Africa Concern about France’s debt relief for Ivory Coast

Concern about France’s debt relief for Ivory Coast

An Ivorian expert told Anadolu Agency on Friday about his concerns about the configuration of the more than $1 billion in debt that turned into a gift. 

It came after the recent signing of a third debt reduction and development contract between France and the Ivory Coast.

French and Ivorian authorities signed the debt relief and development contract Wednesday in Paris.

“It’s not really a grant if Ivory Coast can’t use it independently,” said Henri Agnero.

The more than €1 billion ($1.15 billion) is intended to finance education, training, urban development and health and is part of the Heavily Indebted Poor Countries initiative of the International Monetary Fund (IMF).

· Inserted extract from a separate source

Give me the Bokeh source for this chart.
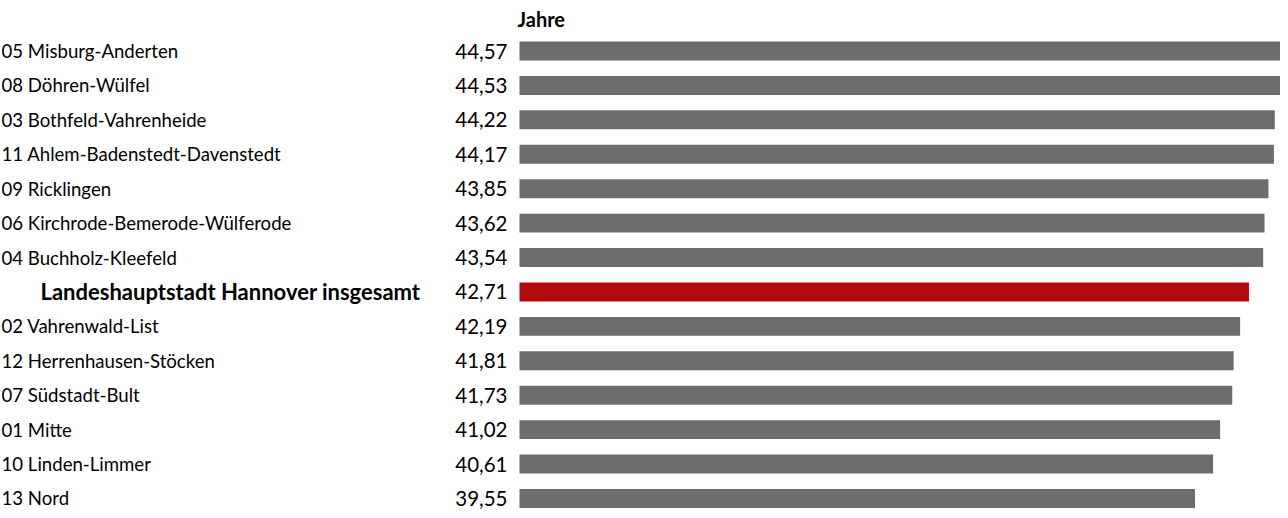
from bokeh.plotting import figure
from bokeh.models import ColumnDataSource, Range1d
from bokeh.core.properties import value
from bokeh.embed import file_html
from bokeh.resources import INLINE

districts = [
    "05 Misburg-Anderten",
    "08 Döhren-Wülfel",
    "03 Bothfeld-Vahrenheide",
    "11 Ahlem-Badenstedt-Davenstedt",
    "09 Ricklingen",
    "06 Kirchrode-Bemerode-Wülferode",
    "04 Buchholz-Kleefeld",
    "Landeshauptstadt Hannover insgesamt",
    "02 Vahrenwald-List",
    "12 Herrenhausen-Stöcken",
    "07 Südstadt-Bult",
    "01 Mitte",
    "10 Linden-Limmer",
    "13 Nord",
]
ages = [44.57, 44.53, 44.22, 44.17, 43.85, 43.62, 43.54, 42.71,
        42.19, 41.81, 41.73, 41.02, 40.61, 39.55]
total_label = "Landeshauptstadt Hannover insgesamt"
unit_label = "Jahre"

GRAY = "#6d6d6d"
RED = "#b30b0b"
FONT = "Lato"

W, H = 1280, 510
px_per_unit = 17.08
bar0 = 519.0
x_start = -bar0 / px_per_unit
x_end = x_start + W / px_per_unit
row_px = 34.42
first_center = 50.5
y_top = -first_center / row_px
y_bottom = y_top + H / row_px

is_total = [d == total_label for d in districts]
normal = [not t for t in is_total]
src = ColumnDataSource(dict(
    y=list(range(len(districts))),
    v=ages,
    label=districts,
    vtxt=[f"{a:.2f}".replace(".", ",") for a in ages],
    color=[RED if t else GRAY for t in is_total],
))
lab_norm = ColumnDataSource(dict(
    y=[i for i, n in enumerate(normal) if n],
    label=[d for d, n in zip(districts, normal) if n],
))
lab_total = ColumnDataSource(dict(
    y=[i for i, t in enumerate(is_total) if t],
    label=[d for d, t in zip(districts, is_total) if t],
))

p = figure(width=W, height=H, output_backend="svg", toolbar_location=None,
           x_range=Range1d(x_start, x_end), y_range=Range1d(y_bottom, y_top),
           min_border=0, outline_line_color=None)
p.axis.visible = False
p.grid.visible = False
p.background_fill_color = "white"
p.border_fill_color = "white"

p.hbar(y="y", left=0, right="v", height=0.55, fill_color="color",
       line_color=None, source=src)

p.text(x=x_start, y="y", text="label", source=lab_norm, text_font=value(FONT),
       text_font_size="18.6px", text_color="black", x_offset=1,
       text_baseline="middle", text_align="left")
p.text(x=x_start, y="y", text="label", source=lab_total, text_font=value(FONT),
       text_font_size="22px", text_font_style="bold", text_color="black",
       x_offset=40, text_baseline="middle", text_align="left")
p.text(x=0, y="y", text="vtxt", source=src, text_font=value(FONT),
       text_font_size="20.5px", text_color="black", x_offset=-12,
       text_baseline="middle", text_align="right")
p.text(x=[0], y=[y_top + 18 / row_px], text=[unit_label], text_font=value(FONT),
       text_font_size="20px", text_font_style="bold", text_color="black",
       x_offset=-2, text_baseline="middle", text_align="left")

open("out.html", "w").write(file_html(p, INLINE))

“The impact should normally be positive and this resource should allow us to make investments in business and especially in infrastructure that can boost the economy,” he said.

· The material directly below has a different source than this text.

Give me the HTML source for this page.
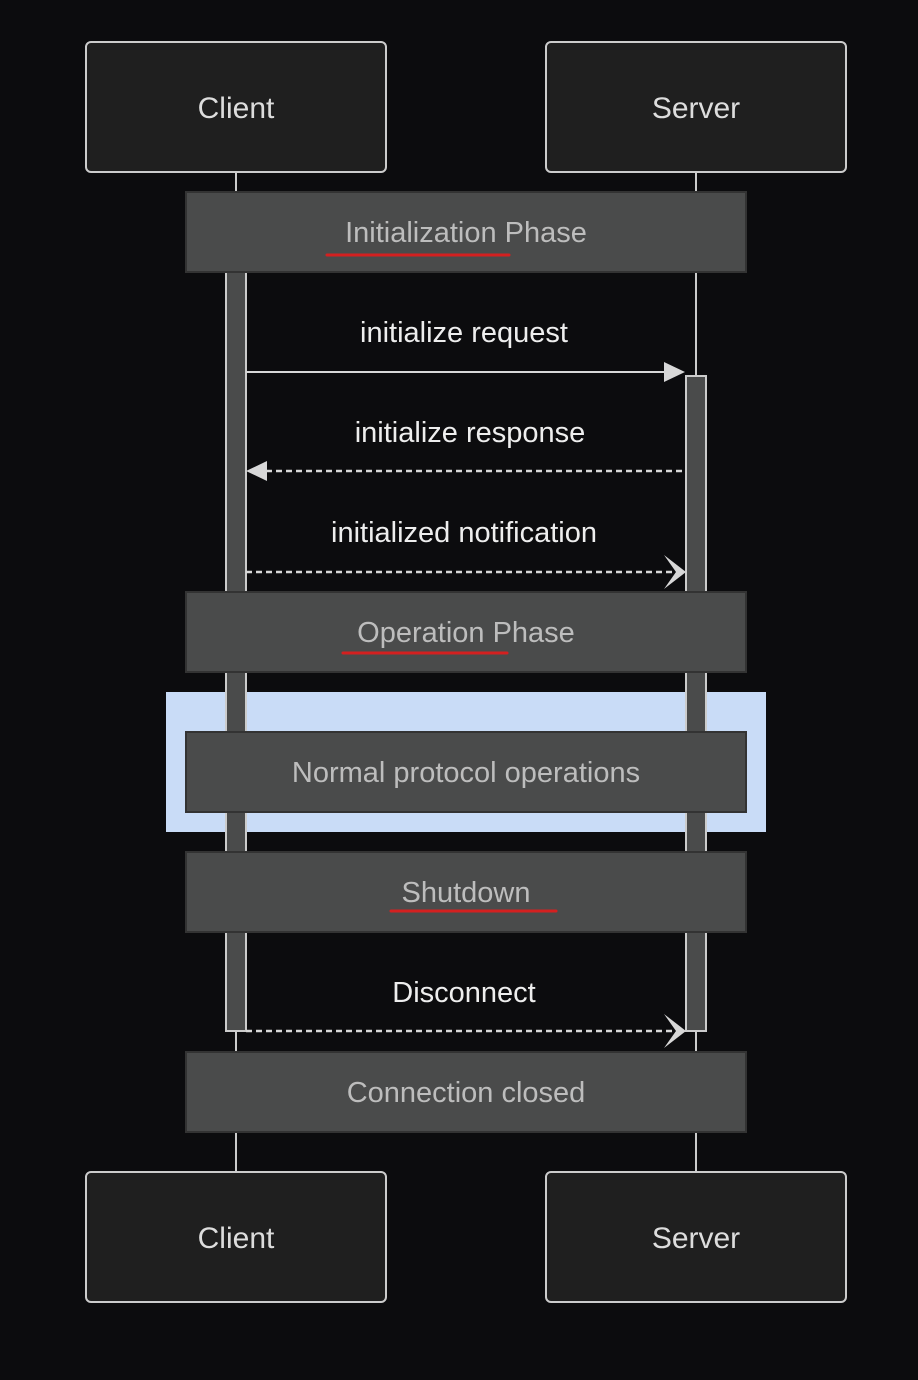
<!DOCTYPE html>
<html><head><meta charset="utf-8"><style>
html,body{margin:0;padding:0;background:#0c0c0e;}
svg{display:block;}
text{font-family:"Liberation Sans",sans-serif;}
</style></head><body>
<svg width="918" height="1380" viewBox="0 0 918 1380" xmlns="http://www.w3.org/2000/svg">
<rect width="918" height="1380" fill="#0c0c0e"/>
<!-- lifelines -->
<line x1="236" y1="172" x2="236" y2="1172" stroke="#cccccc" stroke-width="2"/>
<line x1="696" y1="172" x2="696" y2="1172" stroke="#cccccc" stroke-width="2"/>
<!-- highlight -->
<rect x="166" y="692" width="600" height="140" fill="#c9dcf7"/>
<!-- activations -->
<rect x="226" y="272" width="20" height="759" fill="#4a4b4b" stroke="#cccccc" stroke-width="2"/>
<rect x="686" y="376" width="20" height="655" fill="#4a4b4b" stroke="#cccccc" stroke-width="2"/>
<!-- actors -->
<g fill="#1f1f1f" stroke="#cccccc" stroke-width="2">
<rect x="86" y="42" width="300" height="130" rx="5"/>
<rect x="546" y="42" width="300" height="130" rx="5"/>
<rect x="86" y="1172" width="300" height="130" rx="5"/>
<rect x="546" y="1172" width="300" height="130" rx="5"/>
</g>
<g fill="#dddddd" font-size="30" text-anchor="middle">
<text x="236" y="118">Client</text>
<text x="696" y="118">Server</text>
<text x="236" y="1248">Client</text>
<text x="696" y="1248">Server</text>
</g>
<!-- notes -->
<g fill="#4a4b4b" stroke="#333" stroke-width="2">
<rect x="186" y="192" width="560" height="80"/>
<rect x="186" y="592" width="560" height="80"/>
<rect x="186" y="732" width="560" height="80"/>
<rect x="186" y="852" width="560" height="80"/>
<rect x="186" y="1052" width="560" height="80"/>
</g>
<g fill="#bdbdbd" font-size="29" text-anchor="middle">
<text x="466" y="242">Initialization Phase</text>
<text x="466" y="642">Operation Phase</text>
<text x="466" y="782">Normal protocol operations</text>
<text x="466" y="902">Shutdown</text>
<text x="466" y="1102">Connection closed</text>
</g>
<g stroke="#d42020" stroke-width="3" stroke-linecap="round">
<line x1="327" y1="255" x2="509" y2="255"/>
<line x1="343" y1="653" x2="507" y2="653"/>
<line x1="391" y1="911" x2="556" y2="911"/>
</g>
<!-- messages -->
<g fill="#eeeeee" font-size="29" text-anchor="middle">
<text x="464" y="342">initialize request</text>
<text x="470" y="442">initialize response</text>
<text x="464" y="542">initialized notification</text>
<text x="464" y="1002">Disconnect</text>
</g>
<line x1="246" y1="372" x2="666" y2="372" stroke="#d8d8d8" stroke-width="2"/>
<polygon points="664,362 685,372 664,382" fill="#d8d8d8"/>
<line x1="266" y1="471" x2="686" y2="471" stroke="#d8d8d8" stroke-width="2.5" stroke-dasharray="6,4"/>
<polygon points="267,461 246,471 267,481" fill="#d8d8d8"/>
<line x1="246" y1="572" x2="682" y2="572" stroke="#d8d8d8" stroke-width="2.5" stroke-dasharray="6,4"/>
<path d="M664,555 L686,572 L664,589 L676,572 Z" fill="#d8d8d8"/>
<line x1="246" y1="1031" x2="682" y2="1031" stroke="#d8d8d8" stroke-width="2.5" stroke-dasharray="6,4"/>
<path d="M664,1014 L686,1031 L664,1048 L676,1031 Z" fill="#d8d8d8"/>
</svg>
</body></html>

But Agnero acknowledged “an excellent economic relationship” between the Ivory Coast and France and said he believes the African nation earned the debt relief after receiving two other contracts in 2012 and 2014.

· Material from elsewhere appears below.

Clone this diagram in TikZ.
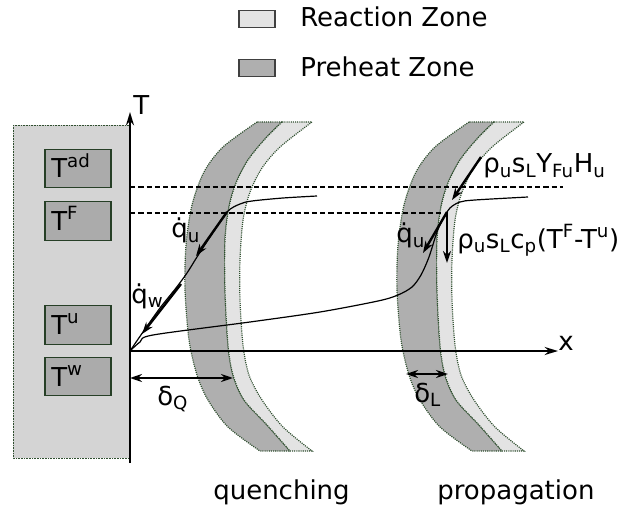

“The country had to implement many reforms and has suffered crises that have not helped its economy,” he said.

Agnero lamented “impoverishing economic growth” which he said was due to the conditionalities of the contracts that bind the Ivory Coast and its primary lender, France.

In this context, the French Development Agency is responsible for monitoring the contract on behalf of the French government, as well as technical implementation. The general orientation is also defined by France.

“This type of operation is not very advantageous for the beneficiary country because it forces it to accept foreign company’s investments and gain what the Ivorian economy should,” he said.

It is, therefore “a fool’s bargain” that contributes to the impoverishment of the country’s current economic growth, he said.

Moreover, referring to the resistance of infrastructure built under the contract, he said it is “limited and pushes the state to take more loans.”

He said “it is a vicious circle” that penalizes the proper functioning of the Ivorian economy that is already subject to debt repayment with more than half of its annual budget.

As an alternative, Agnero recommended the creation of wealth at the local level or a different management of debt reduction.